Crackpot or not, Paul is now in a commanding congressional position to influence the debate about the role of government in the economy. Up until the recent midterm election he had been kept far away from any leadership role by his Republican colleagues since they too considered him to be too far out. But now with 40 or so new members of Congress entering with the essential political support of the Tea Party (son Rand very much included), they have thrown him this bone--this subcommittee chairmanship.

I can guarantee that he will make the most of it, in large part since he self-confessedly admits that he still has presidential ambitions. (He says it is 50-50 that he will run, which in politician-speak makes it a certainty.) Among other things we can look forward to endless oversight hearings of the Fed and shrill demands for a forensic audit of its past actions. Coming from someone else, this would be fair game, maybe even wise; but coming from Ron Paul, who already has his mind made up about the future of the Fed (and as a consequence of our economy), it is a cable-news-C-Span disaster in waiting. Good theater but dangerous policy making.
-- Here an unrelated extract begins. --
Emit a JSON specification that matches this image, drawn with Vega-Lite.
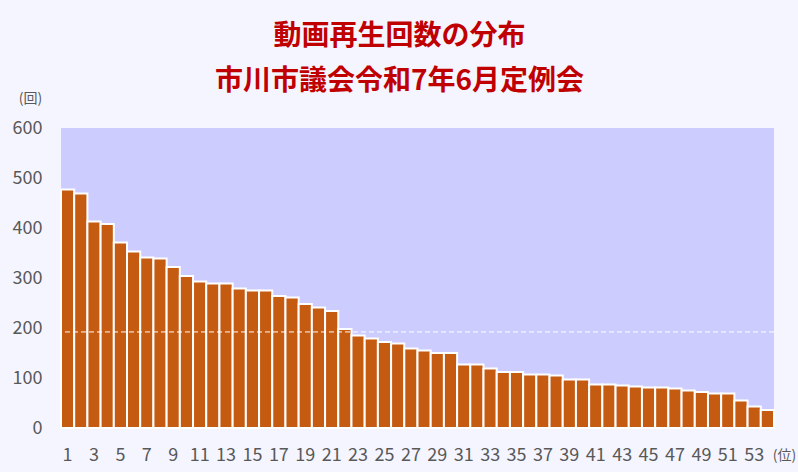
{
  "$schema": "https://vega.github.io/schema/vega-lite/v6.json",
  "width": 713,
  "height": 300,
  "autosize": "none",
  "padding": {"left": 61, "top": 128, "right": 24, "bottom": 44},
  "background": "#F5F5FF",
  "config": {
    "view": {"fill": "#CCCCFF", "stroke": null},
    "font": "Noto Sans CJK JP"
  },
  "title": {
    "text": ["動画再生回数の分布", "市川市議会令和7年6月定例会"],
    "color": "#C00000",
    "fontSize": 28,
    "fontWeight": "bold",
    "font": "Noto Sans CJK JP",
    "lineHeight": 45,
    "anchor": "middle",
    "dx": -18,
    "offset": -5
  },
  "data": {
    "values": [
      {"rank": 1, "views": 477}, {"rank": 2, "views": 469}, {"rank": 3, "views": 413},
      {"rank": 4, "views": 408}, {"rank": 5, "views": 371}, {"rank": 6, "views": 353},
      {"rank": 7, "views": 341}, {"rank": 8, "views": 339}, {"rank": 9, "views": 322},
      {"rank": 10, "views": 304}, {"rank": 11, "views": 293}, {"rank": 12, "views": 289},
      {"rank": 13, "views": 289}, {"rank": 14, "views": 279}, {"rank": 15, "views": 275},
      {"rank": 16, "views": 275}, {"rank": 17, "views": 264}, {"rank": 18, "views": 261},
      {"rank": 19, "views": 248}, {"rank": 20, "views": 241}, {"rank": 21, "views": 234},
      {"rank": 22, "views": 198}, {"rank": 23, "views": 185}, {"rank": 24, "views": 179},
      {"rank": 25, "views": 172}, {"rank": 26, "views": 169}, {"rank": 27, "views": 159},
      {"rank": 28, "views": 155}, {"rank": 29, "views": 150}, {"rank": 30, "views": 150},
      {"rank": 31, "views": 127}, {"rank": 32, "views": 127}, {"rank": 33, "views": 119},
      {"rank": 34, "views": 112}, {"rank": 35, "views": 112}, {"rank": 36, "views": 107},
      {"rank": 37, "views": 107}, {"rank": 38, "views": 105}, {"rank": 39, "views": 97},
      {"rank": 40, "views": 97}, {"rank": 41, "views": 87}, {"rank": 42, "views": 87},
      {"rank": 43, "views": 85}, {"rank": 44, "views": 83}, {"rank": 45, "views": 81},
      {"rank": 46, "views": 81}, {"rank": 47, "views": 79}, {"rank": 48, "views": 75},
      {"rank": 49, "views": 72}, {"rank": 50, "views": 69}, {"rank": 51, "views": 69},
      {"rank": 52, "views": 55}, {"rank": 53, "views": 43}, {"rank": 54, "views": 36}
    ]
  },
  "layer": [
    {
      "mark": {"type": "bar", "fill": "#C55A11", "stroke": "#FFFFFF", "strokeWidth": 2},
      "encoding": {
        "x": {
          "field": "rank",
          "type": "ordinal",
          "scale": {"paddingInner": 0, "paddingOuter": 0},
          "axis": {
            "title": "(位)",
            "titleFontSize": 14,
            "titleFontWeight": "normal",
            "titleColor": "#595959",
            "titleX": 723,
            "titleY": 27,
            "titleAlign": "center",
            "titleBaseline": "middle",
            "labelAngle": 0,
            "labelExpr": "datum.value % 2 == 1 ? datum.label : ''",
            "labelOverlap": false,
            "labelFontSize": 18,
            "labelColor": "#595959",
            "labelPadding": 18,
            "domain": false,
            "ticks": false
          }
        },
        "y": {
          "field": "views",
          "type": "quantitative",
          "scale": {"domain": [0, 600]},
          "axis": {
            "title": "(回)",
            "titleAngle": 0,
            "titleFontSize": 14,
            "titleFontWeight": "normal",
            "titleColor": "#595959",
            "titleX": -31,
            "titleY": -30,
            "titleAlign": "center",
            "titleBaseline": "middle",
            "values": [0, 100, 200, 300, 400, 500, 600],
            "labelFontSize": 18,
            "labelColor": "#595959",
            "labelPadding": 19,
            "domain": false,
            "ticks": false,
            "grid": false
          }
        }
      }
    },
    {
      "mark": {"type": "rule", "stroke": "#FFFFFF", "strokeWidth": 1, "strokeDash": [5, 3]},
      "encoding": {
        "y": {"aggregate": "mean", "field": "views", "type": "quantitative"}
      }
    }
  ]
}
The New York Times reports that when son Rand comes to Washington he will be rooming with his father. (Linked below.) Congressman Ron says this is fine with him as long as Rand doesn't expect him to do the cooking, though there is already thought among Tea Party folks that a good team in 2012 to run against Obama and Biden would be Paul-Paul. I hope that Ron will squelch these rumors, come to his senses, and make dinner for his son, who looks to me like he could use a good meal.